Afterglow materials can continue to emit light for seconds to minutes after the excitation source is removed, showing promise in applications such as anti-counterfeiting, information security, bioimaging, and optical sensing. Organic long afterglow materials have become a research hotspot in recent years due to their tunable molecular structures, flexible preparation, and good biocompatibility. Organic afterglow is mainly divided into two types: persistent room-temperature phosphorescence (pRTP) originates from the radiative transition of triplet excitons with ultra-long lifetimes; in persistent thermally activated delayed fluorescence (pTADF), triplet excitons generate long-lived singlet excitons through reverse intersystem crossing (rISC), followed by radiative decay. Developing dual-mode afterglow materials that integrate both emission pathways remains challenging because pTADF and pRTP arise from competing decay processes of the same triplet excitons.

The researchers selected indolo[3,2-b]carbazole (ICZ-p1) as the core luminescent framework and employed a synergistic heteroatom-halogen engineering strategy to regulate frontier molecular orbital distribution, excited-state electronic configuration, spin-orbit coupling (SOC), and the singlet-triplet energy gap (ΔE_ST), achieving precise control over intersystem crossing (ISC/rISC) and phosphorescence rates. By doping the molecules into poly(methyl methacrylate) (PMMA) films, triplet excitons were stabilized, enabling organic long afterglow. For F/Cl-ICZ-p1 derivatives, kᵣᶦˢᶜ and kₚ were comparable, producing efficient dual-mode (pTADF + pRTP) emission. At room temperature (298 K), the films exhibited bright green afterglow lasting over 20 seconds, with excited-state lifetimes exceeding 20 seconds. At 320 K, accelerated rISC led to a blue-shifted emission dominated by pTADF, demonstrating temperature-responsive afterglow color tuning.

Br-ICZ-p1 exhibited kₚ dominance, resulting in single-mode pRTP behavior. Its PMMA film showed a brief green afterglow (less than 1 second) at room temperature, with a phosphorescence lifetime of about 20 milliseconds, and no pTADF was detected upon heating. Leveraging photoactivation and long afterglow properties, the researchers explored information storage applications. Using a pre-patterned mask, specific areas of the F-ICZ-p1-PMMA film were selectively irradiated to consume oxygen, thereby writing patterns (the Taiji diagram and its dynamic form). After removing the UV light, the irradiated areas displayed green afterglow images, while unexposed regions remained dark, enabling optical writing and reading. The patterns remained clearly visible for up to 10 minutes but gradually degraded and disappeared after about 50 minutes due to oxygen diffusion (which quenches excited states and limits long-term storage).
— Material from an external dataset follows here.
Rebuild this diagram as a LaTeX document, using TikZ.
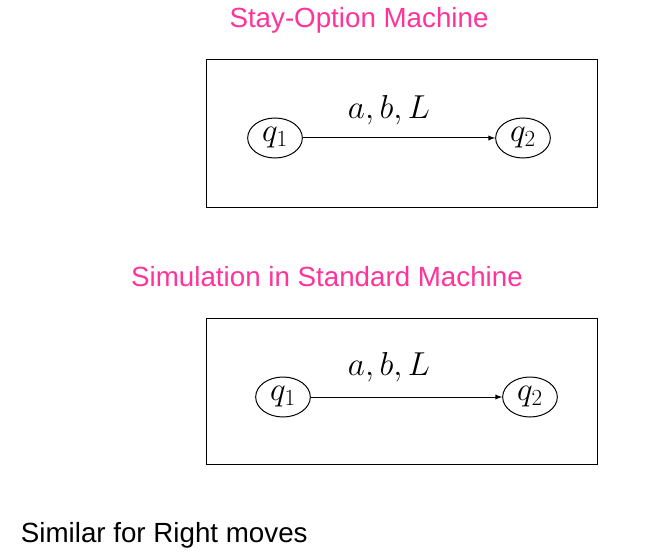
\documentclass[tikz,border=0pt]{standalone}
\usepackage{fontspec}
\setsansfont{Liberation Sans}
\usetikzlibrary{shapes.geometric}
\definecolor{titlepink}{RGB}{255,51,153}
\tikzset{every picture/.style={line width=0.75pt}}
\tikzset{
  heading/.style={font=\sffamily\fontsize{20.8}{24}\selectfont, text=titlepink},
  stateq/.style={draw, ellipse, minimum width=41pt, minimum height=30pt, inner sep=0pt, font=\fontsize{27}{30}\selectfont},
  edgelbl/.style={font=\fontsize{23}{26}\selectfont},
}
\begin{document}
\begin{tikzpicture}[x=0.75pt,y=0.75pt,yscale=-1,xscale=1]
\useasboundingbox (0,0) rectangle (668,560);

% Stay-option machine
\node[heading] (title1) at (359,20) {Stay-Option Machine};
\draw (206,60) rectangle (597,207);
\node[stateq] (q1a) at (275,138) {$q_1$};
\node[stateq] (q2a) at (523,138) {$q_2$};
\draw[-latex] (q1a) -- (q2a);
\node[edgelbl] (lbla) at (389,110) {$a,b,L$};

% Simulation
\node[heading] (title2) at (327,277) {Simulation in Standard Machine};
\draw (206,318) rectangle (597,464);
\node[stateq] (q1b) at (283,397) {$q_1$};
\node[stateq] (q2b) at (530,397) {$q_2$};
\draw[-latex] (q1b) -- (q2b);
\node[edgelbl] (lblb) at (389,367) {$a,b,L$};

% Text Node
\node[anchor=west, font=\sffamily\fontsize{20.8}{24}\selectfont] (note) at (16,535) {Similar for Right moves};
\end{tikzpicture}
\end{document}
To overcome this limitation, a polyvinyl alcohol (PVA) barrier layer was applied to the film. The PVA encapsulation effectively blocked oxygen permeation and prevented afterglow quenching, extending pattern readability to approximately 7 hours, with potential for remote transmission. This significantly improved temporal information storage capability. After this period, the patterns faded, suggesting a time-gated information security strategy consistent with a read-erase mechanism.